A primeira fase do projeto de investigação centra-se na identificação das questões jurídicas mais relevantes que são suscitadas pelo estado atual da economia portuguesa relativamente ao ciclo da dívida bancária. Para o efeito, haverá que proceder, num primeiro momento, a um trabalho de análise empírica, realizado em colaboração com os parceiros do projeto, seguindo-se uma fase analítica de tratamento dos dados recolhidos. De forma a potenciar a disseminação e potencial impacto dos resultados obtidos pelos investigadores junto do mercado, esta fase será apresentada à comunidade em dois momentos:

⎯ Uma conferência sobre a dívida bancária, dirigida à comunidade jurídica nacional, nomeadamente a outros juristas, advogados, reguladores e juízes, permitindo-lhes participar e dar a sua contributo tendo em conta os dados recolhidos e apresentados;

⎯ Publicação dos resultados de investigação apresentados nesta conferência em formato de acesso livre para uma maior acessibilidade e divulgação.

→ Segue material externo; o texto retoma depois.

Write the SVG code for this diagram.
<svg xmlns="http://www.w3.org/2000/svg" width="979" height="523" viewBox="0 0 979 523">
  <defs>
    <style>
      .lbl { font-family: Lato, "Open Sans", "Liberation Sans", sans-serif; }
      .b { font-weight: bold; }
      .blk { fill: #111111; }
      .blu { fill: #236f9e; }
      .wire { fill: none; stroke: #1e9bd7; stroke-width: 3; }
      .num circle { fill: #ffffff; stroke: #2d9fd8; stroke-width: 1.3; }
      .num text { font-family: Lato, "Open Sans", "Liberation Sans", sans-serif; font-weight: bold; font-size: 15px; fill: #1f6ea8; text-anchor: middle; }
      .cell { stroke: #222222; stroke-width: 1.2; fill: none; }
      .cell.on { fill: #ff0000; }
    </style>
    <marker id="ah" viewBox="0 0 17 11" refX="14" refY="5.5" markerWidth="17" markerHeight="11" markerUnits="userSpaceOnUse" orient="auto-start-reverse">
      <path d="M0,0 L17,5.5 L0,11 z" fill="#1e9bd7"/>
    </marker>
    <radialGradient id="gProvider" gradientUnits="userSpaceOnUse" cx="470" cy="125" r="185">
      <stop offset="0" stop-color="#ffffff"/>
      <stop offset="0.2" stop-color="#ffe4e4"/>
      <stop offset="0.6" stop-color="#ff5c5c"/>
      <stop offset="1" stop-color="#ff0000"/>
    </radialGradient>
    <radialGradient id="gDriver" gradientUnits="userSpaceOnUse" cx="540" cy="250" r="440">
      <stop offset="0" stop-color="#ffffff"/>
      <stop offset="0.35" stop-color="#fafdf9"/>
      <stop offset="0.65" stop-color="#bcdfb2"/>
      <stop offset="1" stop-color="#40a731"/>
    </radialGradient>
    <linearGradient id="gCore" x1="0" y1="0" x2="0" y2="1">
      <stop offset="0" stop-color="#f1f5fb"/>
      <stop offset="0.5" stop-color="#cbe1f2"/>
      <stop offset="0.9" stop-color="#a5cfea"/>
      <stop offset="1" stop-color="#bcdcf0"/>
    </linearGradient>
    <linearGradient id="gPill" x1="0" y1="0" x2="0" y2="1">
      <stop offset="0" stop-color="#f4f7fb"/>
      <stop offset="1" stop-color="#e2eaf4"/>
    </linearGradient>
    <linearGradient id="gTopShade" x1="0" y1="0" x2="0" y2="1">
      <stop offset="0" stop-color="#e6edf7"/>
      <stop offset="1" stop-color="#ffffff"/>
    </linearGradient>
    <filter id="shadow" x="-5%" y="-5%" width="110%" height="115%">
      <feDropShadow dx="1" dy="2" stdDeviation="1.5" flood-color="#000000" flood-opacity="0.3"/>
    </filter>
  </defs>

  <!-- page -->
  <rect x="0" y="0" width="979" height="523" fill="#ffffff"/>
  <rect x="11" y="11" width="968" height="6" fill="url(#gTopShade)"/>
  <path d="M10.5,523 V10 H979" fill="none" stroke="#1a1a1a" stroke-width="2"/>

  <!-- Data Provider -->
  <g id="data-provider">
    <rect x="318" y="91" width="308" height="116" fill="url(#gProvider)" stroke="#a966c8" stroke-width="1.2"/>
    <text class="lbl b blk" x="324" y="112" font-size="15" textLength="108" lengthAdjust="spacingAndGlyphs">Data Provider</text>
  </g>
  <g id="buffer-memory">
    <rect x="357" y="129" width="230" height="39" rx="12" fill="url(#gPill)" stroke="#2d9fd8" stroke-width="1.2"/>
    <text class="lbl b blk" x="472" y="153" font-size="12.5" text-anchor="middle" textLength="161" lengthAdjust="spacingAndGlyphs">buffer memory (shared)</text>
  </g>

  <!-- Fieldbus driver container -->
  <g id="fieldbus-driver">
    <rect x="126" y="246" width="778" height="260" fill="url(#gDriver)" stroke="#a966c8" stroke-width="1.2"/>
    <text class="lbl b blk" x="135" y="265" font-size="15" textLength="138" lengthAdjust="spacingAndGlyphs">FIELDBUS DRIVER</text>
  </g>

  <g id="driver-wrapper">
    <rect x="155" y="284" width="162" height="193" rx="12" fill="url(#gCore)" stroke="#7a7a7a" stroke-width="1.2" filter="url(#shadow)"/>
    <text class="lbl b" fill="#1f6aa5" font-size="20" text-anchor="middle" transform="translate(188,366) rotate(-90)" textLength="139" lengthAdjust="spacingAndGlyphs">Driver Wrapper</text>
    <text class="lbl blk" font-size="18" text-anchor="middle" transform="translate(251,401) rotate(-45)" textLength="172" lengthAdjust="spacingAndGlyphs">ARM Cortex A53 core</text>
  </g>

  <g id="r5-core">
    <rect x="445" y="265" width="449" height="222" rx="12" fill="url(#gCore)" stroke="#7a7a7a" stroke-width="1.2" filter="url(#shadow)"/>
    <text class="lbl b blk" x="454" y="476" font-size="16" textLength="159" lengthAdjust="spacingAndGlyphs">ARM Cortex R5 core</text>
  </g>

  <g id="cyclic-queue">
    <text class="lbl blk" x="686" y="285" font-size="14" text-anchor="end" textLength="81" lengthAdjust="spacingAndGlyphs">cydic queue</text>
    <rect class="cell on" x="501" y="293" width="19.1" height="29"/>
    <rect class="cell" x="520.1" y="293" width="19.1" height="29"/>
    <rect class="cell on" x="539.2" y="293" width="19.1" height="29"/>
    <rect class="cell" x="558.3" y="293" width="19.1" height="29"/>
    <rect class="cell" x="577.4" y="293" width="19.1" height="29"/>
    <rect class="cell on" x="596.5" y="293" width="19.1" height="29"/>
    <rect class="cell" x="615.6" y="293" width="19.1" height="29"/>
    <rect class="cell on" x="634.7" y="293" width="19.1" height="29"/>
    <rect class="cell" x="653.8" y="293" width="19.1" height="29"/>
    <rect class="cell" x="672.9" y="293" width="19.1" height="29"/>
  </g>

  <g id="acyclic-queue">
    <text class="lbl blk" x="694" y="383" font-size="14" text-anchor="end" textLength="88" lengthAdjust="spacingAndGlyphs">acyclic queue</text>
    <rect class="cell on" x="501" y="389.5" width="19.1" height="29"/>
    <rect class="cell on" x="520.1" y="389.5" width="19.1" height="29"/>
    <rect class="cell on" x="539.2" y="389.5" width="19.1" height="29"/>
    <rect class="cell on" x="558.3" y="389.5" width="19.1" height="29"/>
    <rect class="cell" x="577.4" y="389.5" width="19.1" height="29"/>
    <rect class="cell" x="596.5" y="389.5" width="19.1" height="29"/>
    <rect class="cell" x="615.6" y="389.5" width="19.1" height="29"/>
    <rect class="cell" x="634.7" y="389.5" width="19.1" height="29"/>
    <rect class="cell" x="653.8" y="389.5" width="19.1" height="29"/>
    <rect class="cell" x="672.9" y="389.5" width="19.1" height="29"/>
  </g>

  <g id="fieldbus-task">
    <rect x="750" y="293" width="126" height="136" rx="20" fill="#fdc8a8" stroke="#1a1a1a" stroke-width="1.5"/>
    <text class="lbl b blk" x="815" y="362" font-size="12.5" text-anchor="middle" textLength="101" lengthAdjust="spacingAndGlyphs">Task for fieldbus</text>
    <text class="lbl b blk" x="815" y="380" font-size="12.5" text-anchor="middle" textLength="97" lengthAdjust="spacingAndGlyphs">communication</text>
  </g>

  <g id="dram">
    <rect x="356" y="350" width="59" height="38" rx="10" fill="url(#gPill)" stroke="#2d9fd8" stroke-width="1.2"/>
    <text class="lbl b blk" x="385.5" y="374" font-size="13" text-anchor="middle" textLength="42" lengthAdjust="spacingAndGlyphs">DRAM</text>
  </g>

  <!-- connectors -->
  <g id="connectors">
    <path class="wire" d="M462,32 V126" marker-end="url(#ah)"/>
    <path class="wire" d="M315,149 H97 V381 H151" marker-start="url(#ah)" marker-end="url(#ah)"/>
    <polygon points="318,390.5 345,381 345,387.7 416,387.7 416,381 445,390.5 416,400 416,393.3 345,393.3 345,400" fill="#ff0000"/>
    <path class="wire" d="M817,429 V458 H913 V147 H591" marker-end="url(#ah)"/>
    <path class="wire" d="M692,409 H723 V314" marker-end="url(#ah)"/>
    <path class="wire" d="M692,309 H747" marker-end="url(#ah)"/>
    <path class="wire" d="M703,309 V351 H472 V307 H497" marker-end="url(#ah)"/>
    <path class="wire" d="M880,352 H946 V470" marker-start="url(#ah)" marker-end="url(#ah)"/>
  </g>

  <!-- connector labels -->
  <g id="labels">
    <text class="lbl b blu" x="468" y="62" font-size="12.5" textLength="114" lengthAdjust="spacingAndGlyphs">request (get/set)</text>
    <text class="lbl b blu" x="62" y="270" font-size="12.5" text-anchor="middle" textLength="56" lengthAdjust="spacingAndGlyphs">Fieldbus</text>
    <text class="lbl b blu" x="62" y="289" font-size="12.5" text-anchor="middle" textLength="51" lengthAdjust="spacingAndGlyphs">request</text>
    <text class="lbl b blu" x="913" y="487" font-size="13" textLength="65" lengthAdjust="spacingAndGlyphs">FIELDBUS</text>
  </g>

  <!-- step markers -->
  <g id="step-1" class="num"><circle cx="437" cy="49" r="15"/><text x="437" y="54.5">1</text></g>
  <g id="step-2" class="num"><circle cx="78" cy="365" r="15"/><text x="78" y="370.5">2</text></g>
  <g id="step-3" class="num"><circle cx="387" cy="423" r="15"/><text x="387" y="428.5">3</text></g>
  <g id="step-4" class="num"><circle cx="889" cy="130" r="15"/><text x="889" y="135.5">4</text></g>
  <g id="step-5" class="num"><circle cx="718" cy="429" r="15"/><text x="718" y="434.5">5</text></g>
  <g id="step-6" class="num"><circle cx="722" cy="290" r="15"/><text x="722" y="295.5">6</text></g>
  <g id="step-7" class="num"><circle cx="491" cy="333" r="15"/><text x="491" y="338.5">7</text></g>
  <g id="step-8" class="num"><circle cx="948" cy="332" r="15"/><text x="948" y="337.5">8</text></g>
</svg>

A análise empírica efetuada na primeira fase, em colaboração com os parceiros nacionais (com particular enfoque nas entidades associadas da APB), permitirá ainda a criação de uma Biblioteca de Cláusulas de Dívida onde se disponibilizará um acervo composto de cláusulas típicas inseridas em contratos de concessão de crédito bancário, contratos tendentes à reestruturação extrajudicial de dívida, bem como às modalidades contratuais que têm sido utilizadas para a transferência da titularidade de non-performing loans em contratos sujeitos à lei portuguesa. Para que tal seja possível será ainda, nesta fase, imprescindível estabelecer contactos com entidades internacionais com vista à identificação das melhoras práticas na elaboração destes contratos, por forma a criar e estruturar uma Biblioteca de Cláusulas o mais completa possível e de acesso público.

No final desta primeira fase, será efetuada uma avaliação para identificar os resultados da investigação obtidos que têm maior relevância para o debate científico internacional sobre as questões jurídicas abrangidas pelo projeto, em especial devido à sua natureza interjurisdicional, permitindo o tratamento desses mesmos dados e a sua posterior disseminação para conhecimento da comunidade, tanto nacional como internacional.

A segunda fase do projeto centrar-se-á no aprofundamento e na divulgação dos resultados da investigação realizada na fase anterior. Para o efeito, não só se continuará o aprofundar do estudo realizado na fase anterior, como se realizará uma conferência internacional com vista à divulgação dos resultados obtidos pelos investigadores do projeto. Entre os oradores desta conferência incluir-se-ão os investigadores do projeto, mas também, dada a importância dos temas em análise tanto a nível nacional como internacional, oradores convidados, nomeadamente players no mercado nacional e investigadores internacionais cujo contributo não pode ser desconsiderado para a prossecução de um dos objetivos últimos do projeto: a compreensão de fundo dos temas objeto de estudo e a sua posterior disseminação para a comunidade em geral, com vista á maximização do impacto social dos resultados obtidos.

Tendo em conta o objetivo de disseminação de conhecimento novo, por forma a ampliar o impacto social que os resultados obtidos podem propiciar, serão ainda publicados, com esse fim, dois artigos internacionais em editoras com sistema de peer-review.